The bill aims to tighten U.S. control over remote cloud access to protect national security and human rights while increasing transparency and guidance, but it does so at the cost of higher compliance burdens, potential delays, and risks of overreach that could hinder research and commerce.
U.S. national security is strengthened by narrowing foreign remote access to sensitive cloud‑hosted technologies that could enable WMD design, offensive cyber tools, or abusive surveillance.
Americans (via Congress and agencies) get clearer oversight and policy clarity because Commerce must brief Congress, update definitions, and explain the security rationale for remote‑access export rules.
U.S. businesses and cloud providers gain clearer guidance and potentially lower long‑term compliance uncertainty if the report recommendations and rulemaking streamline licensing and review processes.
U.S. cloud providers and their customers will likely face higher compliance and licensing costs and administrative burdens, increasing expenses for businesses and possibly consumers.
Entities with ties to listed foreign jurisdictions (including Hong Kong and Macau) could be blocked or restricted from cloud‑hosted tools, limiting international collaboration, research, and trade.
Broad authorities and expansive definitions risk over‑blocking benign research, academic collaboration, or defensive cybersecurity activities unless implementing rules are narrowly tailored.
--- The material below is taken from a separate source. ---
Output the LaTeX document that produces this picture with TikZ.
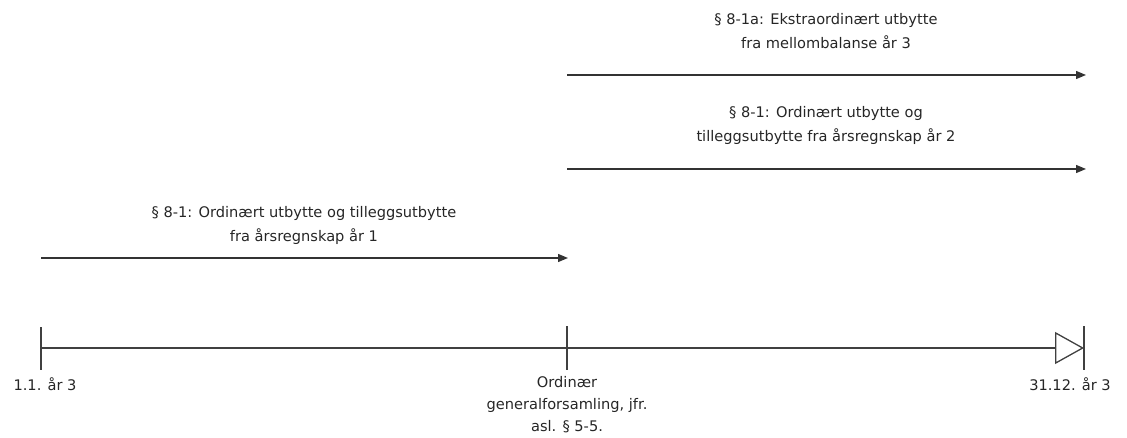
\documentclass[tikz,border=0pt]{standalone}
\usepackage{fontspec}
\setmainfont{DejaVu Sans}
\usepackage{tikz}
\usetikzlibrary{arrows.meta}

\begin{document}
\begin{tikzpicture}[x=1pt, y=-1pt, line width=1.3pt, color=black!75,
    txt/.style={text=black!85, font=\fontsize{14.6}{24}\selectfont, align=center, inner sep=0pt},
    span/.style={-{Triangle[length=10pt, width=8pt]}, color=black!80},
    tick/.style={line width=1.3pt}]
    \useasboundingbox (0,0) rectangle (1127,438);

    % time axis
    \coordinate (start) at (41,348);
    \coordinate (gf) at (567,348);
    \coordinate (end) at (1084,348);
    \draw[-{Triangle[open, length=29pt, width=32pt, line width=1.3pt]}] (start) -- (end);
    \draw[tick] (41,327) -- (41,370);
    \draw[tick] (567,326) -- (567,370);
    \draw[tick] (1084,326) -- (1084,370);

    \node[txt] (lstart) at (45,384) {1.1. år 3};
    \node[txt, font=\fontsize{14.6}{22}\selectfont, anchor=north] (lgf) at (567,376) {Ordinær\\generalforsamling, jfr.\\asl. § 5-5.};
    \node[txt] (lend) at (1070,384) {31.12. år 3};

    % periods
    \coordinate (a1) at (567,75);
    \coordinate (a2) at (1086,75);
    \coordinate (b1) at (567,169);
    \coordinate (b2) at (1086,169);
    \coordinate (c1) at (41,258);
    \coordinate (c2) at (568,258);
    \draw[span] (a1) -- (a2);
    \draw[span] (b1) -- (b2);
    \draw[span] (c1) -- (c2);

    \node[txt] (ta) at (826,31) {§ 8-1a: Ekstraordinært utbytte\\fra mellombalanse år 3};
    \node[txt] (tb) at (826,125) {§ 8-1: Ordinært utbytte og\\tilleggsutbytte fra årsregnskap år 2};
    \node[txt] (tc) at (304,225) {§ 8-1: Ordinært utbytte og tilleggsutbytte\\fra årsregnskap år 1};
\end{tikzpicture}
\end{document}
Based on analysis of 4 sections of legislative text.
Introduced December 17, 2025 by David Harold McCormick · Last progress December 17, 2025
Creates a new export-control authority that lets the Department of Commerce regulate "remote access" from certain foreign persons to controlled items via cloud infrastructure. It defines key terms, expands existing export-control law to cover provision and use of remote access to sensitive items (including potential AI training and offensive cyber tools), requires Commerce to notify Congress before making such rules, and mandates a public-facing implementation report within one year; the remote-access authority sunsets after 10 years.